━━━━━ Supplied records ━━━━━

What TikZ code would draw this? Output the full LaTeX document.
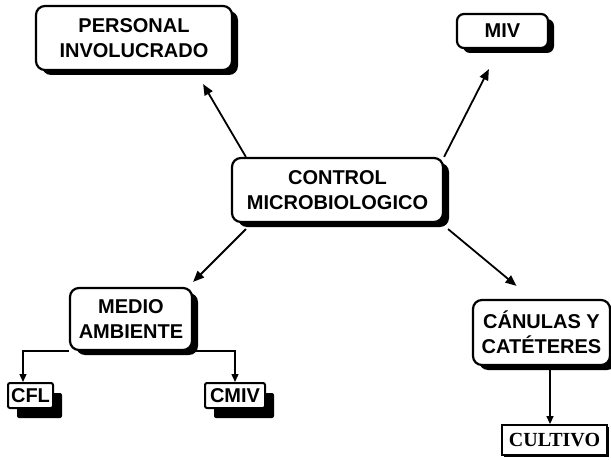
\documentclass[tikz,border=0pt]{standalone}
\usepackage{fontspec}
\setmainfont{Liberation Sans}
\newfontfamily\serifb{Liberation Serif}
\usetikzlibrary{arrows.meta,shadows}
\begin{document}
\begin{tikzpicture}[x=1pt,y=-1pt,
  bigbox/.style={draw=black, line width=2.2pt, fill=white, rounded corners=9pt, align=center,
    inner sep=0pt, font=\bfseries\fontsize{20}{25}\selectfont,
    drop shadow={shadow xshift=6pt, shadow yshift=-5pt, fill=black, opacity=1}},
  smallbox/.style={draw=black, line width=2pt, fill=white, rounded corners=2pt, align=center,
    inner sep=0pt, font=\bfseries\fontsize{20}{25}\selectfont,
    drop shadow={shadow xshift=9pt, shadow yshift=-10pt, fill=black, opacity=1}},
  plainbox/.style={draw=black, line width=1.8pt, fill=white, align=center,
    inner sep=0pt, font=\serifb\bfseries\fontsize{20}{25}\selectfont,
    drop shadow={shadow xshift=2pt, shadow yshift=-2pt, fill=black, opacity=1}},
  arr/.style={line width=1.8pt, -{Triangle[length=11pt,width=9pt]}},
  arrs/.style={line width=1.4pt, -{Triangle[length=8pt,width=7pt]}}
]
\useasboundingbox (0,0) rectangle (611,460);
\node[bigbox, minimum width=196pt, minimum height=64pt] (pers) at (134,38) {PERSONAL\\INVOLUCRADO};
\node[bigbox, minimum width=91pt, minimum height=34pt, rounded corners=7pt] (miv) at (502.5,31) {MIV};
\node[bigbox, minimum width=211pt, minimum height=64pt] (ctrl) at (337.5,190) {CONTROL\\MICROBIOLOGICO};
\node[bigbox, minimum width=122pt, minimum height=62pt] (medio) at (131,319) {MEDIO\\AMBIENTE};
\node[smallbox, minimum width=45pt, minimum height=25pt] (cfl) at (30.5,395.5) {CFL};
\node[smallbox, minimum width=60pt, minimum height=25pt] (cmiv) at (235,395.5) {CMIV};
\node[bigbox, minimum width=137pt, minimum height=65pt] (can) at (541.5,332.5) {CÁNULAS Y\\CATÉTERES};
\node[plainbox, minimum width=105pt, minimum height=30pt] (cult) at (554.5,440) {CULTIVO};
\coordinate (cx) at (550,0);

\draw[arr] ([xshift=15pt]ctrl.north west) -- ([xshift=-30pt,yshift=-13pt]pers.south east);
\draw[arr] (ctrl.north east) -- ([xshift=33pt,yshift=-20pt]miv.south west);
\draw[arr] ([xshift=15pt,yshift=-6pt]ctrl.south west) -- ([yshift=5pt]medio.north east);
\draw[arr] ([xshift=4pt,yshift=-6pt]ctrl.south east) -- ([xshift=-25pt,yshift=13pt]can.north);
\draw[arrs] (medio.south west) -| ([xshift=-7.5pt]cfl.north);
\draw[arrs] (medio.south east) -| (cmiv.north);
\draw[arrs] (can.south -| cx) -- (cult.north -| cx);
\end{tikzpicture}
\end{document}
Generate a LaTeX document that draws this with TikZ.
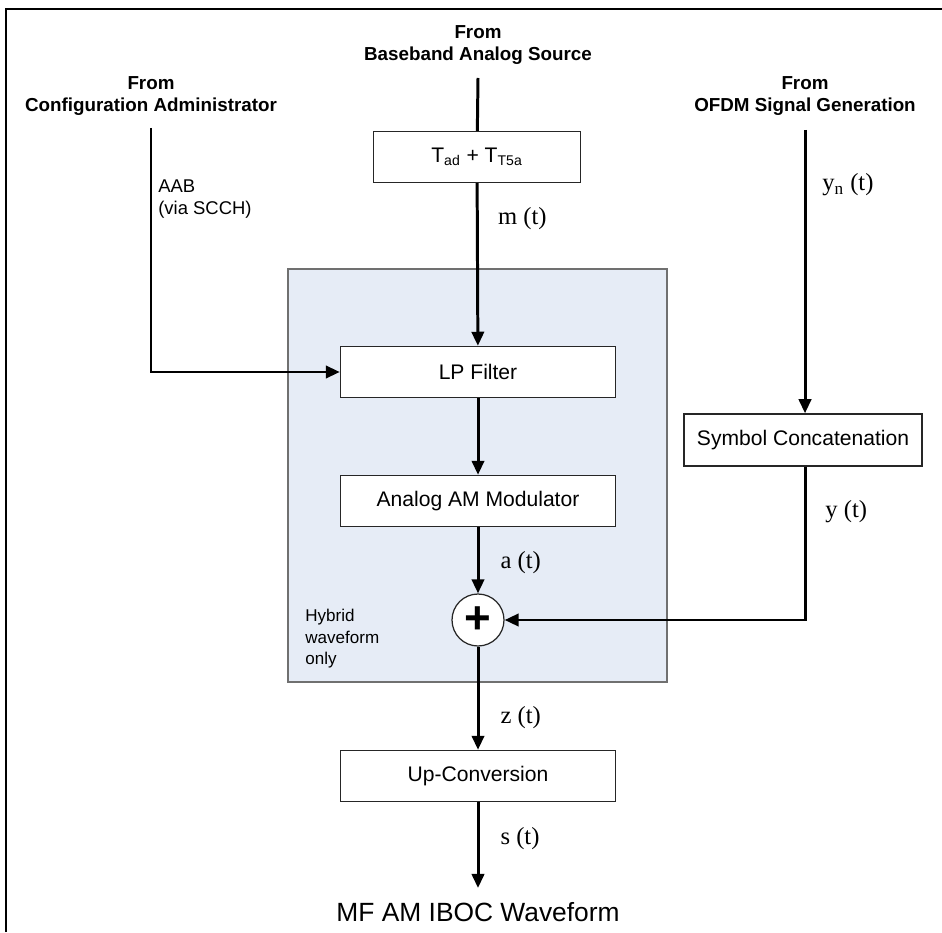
\documentclass[tikz,border=0pt]{standalone}
\usepackage{fontspec}
\setmainfont{Liberation Sans}
\newfontfamily\sigfont{Liberation Serif}
\usetikzlibrary{arrows.meta}
\definecolor{hybridbg}{HTML}{E6ECF6}
\definecolor{hybridln}{HTML}{707070}

\begin{document}
\begin{tikzpicture}[x=0.02cm,y=-0.02cm]
\tikzset{
  blk/.style={draw=black!85,line width=0.8pt,fill=white,minimum width=5.5cm,minimum height=1.02cm,
    font=\fontsize{12}{14}\selectfont,inner sep=0pt},
  src/.style={align=center,font=\bfseries\fontsize{10.7}{13}\selectfont},
  sig/.style={anchor=west,font=\sigfont\fontsize{14}{16}\selectfont,inner sep=0pt},
  note/.style={anchor=north west,align=left,inner sep=0pt},
  flow/.style={line width=1.7pt,-{Triangle[length=8pt,width=7pt]}},
  wire/.style={line width=1.7pt}
}
\useasboundingbox (0,0) rectangle (942,932);
\draw[line width=0.9pt] (6,932) -- (6,9) -- (942,9);
\draw[draw=hybridln,fill=hybridbg,line width=0.6pt] (288,269) rectangle (667,682);

\node[src] (bbtxt) at (478,45) {From\\Baseband Analog Source};
\node[src] (cfgtxt) at (151,96) {From\\Configuration Administrator};
\node[src] (ofdmtxt) at (805,96) {From\\OFDM Signal Generation};

\coordinate (bbsrc) at (478,78);
\coordinate (cfg) at (151,128);
\coordinate (ofdm) at (805,130);
\coordinate (out) at (478,888);

\node[blk,minimum width=4.14cm] (tad) at (477,157) {T\textsubscript{ad} + T\textsubscript{T5a}};
\node[blk] (lpf) at (478,372) {LP Filter};
\node[blk] (mod) at (478,501) {Analog AM Modulator};
\node[blk,minimum width=4.76cm,minimum height=1.04cm] (symcat) at (803,440) {Symbol Concatenation};
\node[blk] (upc) at (478,776) {Up-Conversion};
\node[draw=black!85,line width=0.7pt,fill=white,circle,minimum size=1.04cm,inner sep=0pt,
  font=\bfseries\fontsize{26}{26}\selectfont] (sum) at (478,620) {+};

\node[note,font=\fontsize{10.5}{12.5}\selectfont] (aab) at (158,179) {AAB\\(via SCCH)};
\node[note,font=\fontsize{9.7}{12.2}\selectfont] (hyb) at (305,609) {Hybrid\\waveform\\only};
\node[font=\fontsize{15}{17}\selectfont] (wave) at (478,912) {MF AM IBOC Waveform};

\draw[wire] (bbsrc) -- (tad);
\draw[flow] (tad) -- (lpf) node[sig,pos=0.22,xshift=11pt] {m (t)};
\draw[flow] (cfg) |- (lpf);
\draw[flow] (lpf) -- (mod);
\draw[flow] (mod) -- (sum) node[sig,pos=0.53,xshift=12pt] {a (t)};
\draw[flow] (ofdm) -- (ofdm |- symcat.north);
\draw[flow] (symcat.south -| ofdm) |- (sum);
\draw[flow] (sum) -- (upc) node[sig,pos=0.69,xshift=12pt] {z (t)};
\draw[flow] (upc) -- (out) node[sig,pos=0.42,xshift=12pt] {s (t)};

\node[sig] (yn) at (822,185) {y\textsubscript{n} (t)};
\node[sig] (yt) at (825,512) {y (t)};
\end{tikzpicture}
\end{document}
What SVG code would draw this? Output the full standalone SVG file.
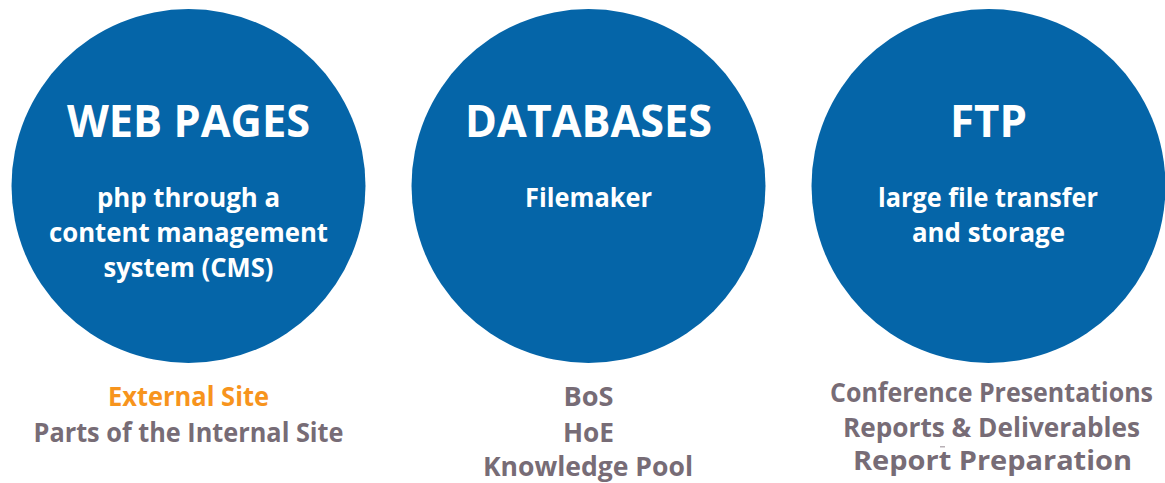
<svg xmlns="http://www.w3.org/2000/svg" width="1165" height="483" viewBox="0 0 1165 483">
  <style>
    .disc { fill: #0565a8; }
    text { font-family: "Open Sans", "Liberation Sans", sans-serif; font-weight: bold; text-anchor: middle; }
    .title { fill: #ffffff; font-size: 44px; }
    .sub { fill: #ffffff; font-size: 27px; }
    .item { fill: #776c76; font-size: 26px; }
    .accent { fill: #f7941d; }
  </style>
  <rect width="1165" height="483" fill="#ffffff"/>

  <g id="web-pages">
    <circle class="disc" cx="188.5" cy="186" r="177"/>
    <text class="title" x="188.5" y="137" textLength="243" lengthAdjust="spacingAndGlyphs">WEB PAGES</text>
    <text class="sub" x="188.5" y="207" textLength="183" lengthAdjust="spacingAndGlyphs">php through a</text>
    <text class="sub" x="188.5" y="242" textLength="279" lengthAdjust="spacingAndGlyphs">content management</text>
    <text class="sub" x="188.5" y="277" textLength="170" lengthAdjust="spacingAndGlyphs">system (CMS)</text>
    <text class="item accent" x="188.5" y="406" textLength="161" lengthAdjust="spacingAndGlyphs">External Site</text>
    <text class="item" x="188.5" y="442" textLength="310" lengthAdjust="spacingAndGlyphs">Parts of the Internal Site</text>
  </g>

  <g id="databases">
    <circle class="disc" cx="588.5" cy="186" r="177"/>
    <text class="title" x="588.5" y="137" textLength="247" lengthAdjust="spacingAndGlyphs">DATABASES</text>
    <text class="sub" x="588.5" y="207" textLength="127" lengthAdjust="spacingAndGlyphs">Filemaker</text>
    <text class="item" x="588.5" y="406" textLength="50" lengthAdjust="spacingAndGlyphs">BoS</text>
    <text class="item" x="588.5" y="442" textLength="51" lengthAdjust="spacingAndGlyphs">HoE</text>
    <text class="item" x="588" y="476" textLength="210" lengthAdjust="spacingAndGlyphs">Knowledge Pool</text>
  </g>

  <g id="ftp">
    <circle class="disc" cx="988.5" cy="186" r="177"/>
    <text class="title" x="988.5" y="137" textLength="77" lengthAdjust="spacingAndGlyphs">FTP</text>
    <text class="sub" x="988" y="207" textLength="220" lengthAdjust="spacingAndGlyphs">large file transfer</text>
    <text class="sub" x="988.5" y="242" textLength="153" lengthAdjust="spacingAndGlyphs">and storage</text>
    <text class="item" x="991.5" y="402" textLength="323" lengthAdjust="spacingAndGlyphs">Conference Presentations</text>
    <text class="item" x="991.5" y="437" textLength="297" lengthAdjust="spacingAndGlyphs">Reports &amp; Deliverables</text>
    <rect x="940" y="446" width="5" height="1.5" fill="#b8b0b6"/>
    <text class="item" x="992.5" y="470" textLength="279" lengthAdjust="spacingAndGlyphs">Report Preparation</text>
  </g>

  <g id="connectors"/>
</svg>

━━━━━

Request
Only the lines between the one with "Generate a LaTeX" and the one with "(288,269) rectangle (667,682);", those two included, get copied from the material above. Keep it exact and free of pictures.

Correct output
Generate a LaTeX document that draws this with TikZ.
\documentclass[tikz,border=0pt]{standalone}
\usepackage{fontspec}
\setmainfont{Liberation Sans}
\newfontfamily\sigfont{Liberation Serif}
\usetikzlibrary{arrows.meta}
\definecolor{hybridbg}{HTML}{E6ECF6}
\definecolor{hybridln}{HTML}{707070}

\begin{document}
\begin{tikzpicture}[x=0.02cm,y=-0.02cm]
\tikzset{
  blk/.style={draw=black!85,line width=0.8pt,fill=white,minimum width=5.5cm,minimum height=1.02cm,
    font=\fontsize{12}{14}\selectfont,inner sep=0pt},
  src/.style={align=center,font=\bfseries\fontsize{10.7}{13}\selectfont},
  sig/.style={anchor=west,font=\sigfont\fontsize{14}{16}\selectfont,inner sep=0pt},
  note/.style={anchor=north west,align=left,inner sep=0pt},
  flow/.style={line width=1.7pt,-{Triangle[length=8pt,width=7pt]}},
  wire/.style={line width=1.7pt}
}
\useasboundingbox (0,0) rectangle (942,932);
\draw[line width=0.9pt] (6,932) -- (6,9) -- (942,9);
\draw[draw=hybridln,fill=hybridbg,line width=0.6pt] (288,269) rectangle (667,682);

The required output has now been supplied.